The Senate have saved our commerce from a dreadful blow which it would have sustained from a bill passed in the H. of D. imposing enormous duties, without waiting for the concurrence of the other States or even of Maryland. There is a rage at present for high duties, partly for the purpose of revenue, partly of forcing manufactures, which it is difficult to resist. It seems to be forgotten in the first case that in the arithmetic of the customs as Dean Swift observes 2 & 2 do not make four; and in the second that manufactures will come of themselves when we are ripe for them. A prevailing argument among others on the subject is that we ought not to be dependent on foreign nations for useful articles, as the event of a war may cut off all external supplies. This argument certainly loses its force when it is considered that in case of a war hereafter, we should stand on a very different ground from what we lately did. Neutral Nations, whose rights are becoming every day more & more extensive, would not now suffer themselves to be shut out from our ports, nor would the hostile Nation presume to attempt it. As far as relates to implements of war which are contraband, the argument for our fabrication of them is certainly good.

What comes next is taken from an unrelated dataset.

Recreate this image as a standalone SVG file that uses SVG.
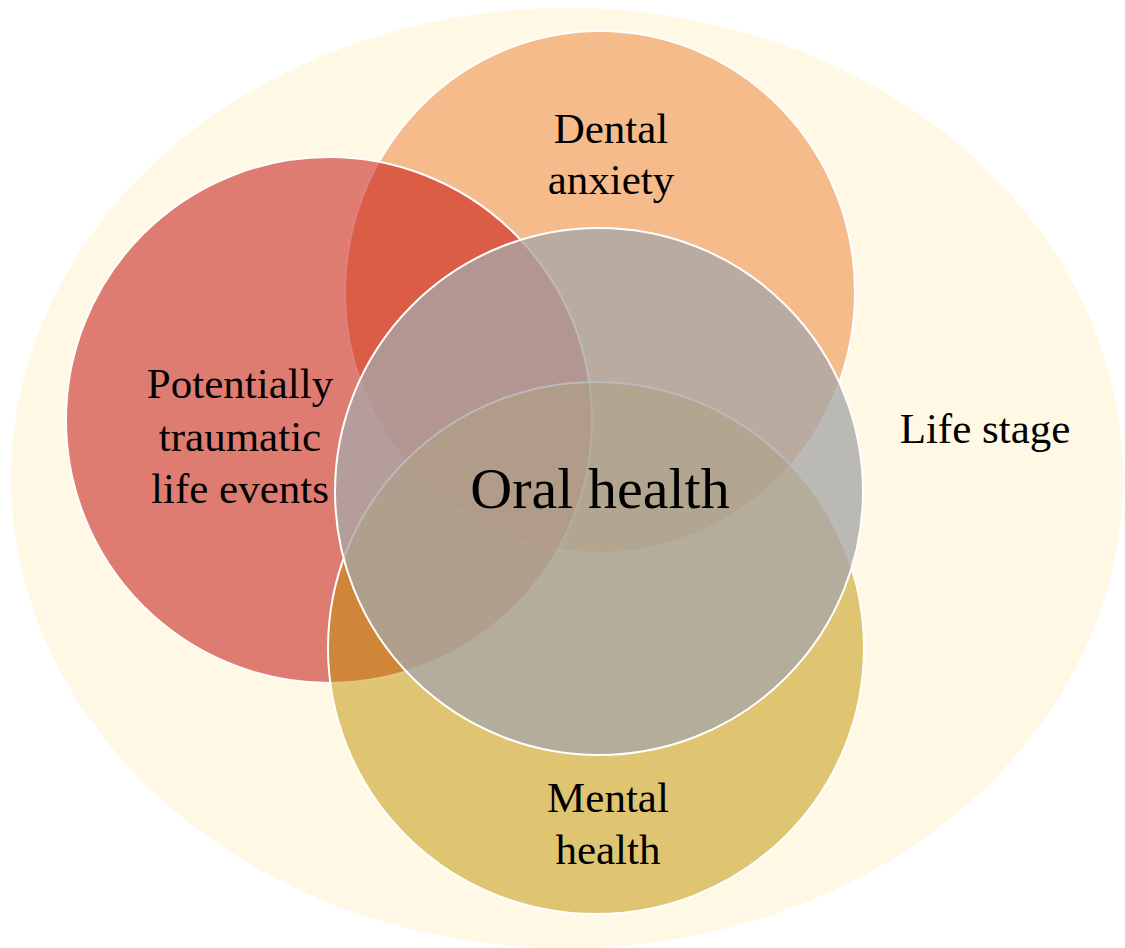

Our latest information from the Eastwd. has not removed our apprehensions of ominous events in that quarter. It is pretty certain that the seditious party has become formidable in the Govt. and that they have opened a counication with the viceroy of Canada. I am not enough acquainted with the proceedings of Congress to judge of some of the points, which you advert to. The regulations of their land office have appeared to me nearly in the light in which they do to you. I expect to set out in a few days for N. York, when I shall revive my claim to a correspondence which formerly gave me so much pleasure and which will enable me perhaps to answer your queries. The end of my paper will excuse an abrupt but affecte Adieu.
[1 ]Washington declined re-election to the presidency of the Society of the Cincinnati, chiefly because he did not wish to participate in a contest over a proposed change in the plan of the society, which was to be discussed at the meeting to be held at Philadelphia in May. He gave, as his reasons for not attending, his occupations, his precarious health, and that he desired to live in retirement. To serve in the federal convention when the Cincinnati were in session might put him in a false position. He finally yielded, however, to the pleadings of his friends. Washington to Madison, December 16, 1786, Ford’s Writings of Washington,ii, 92, et seq.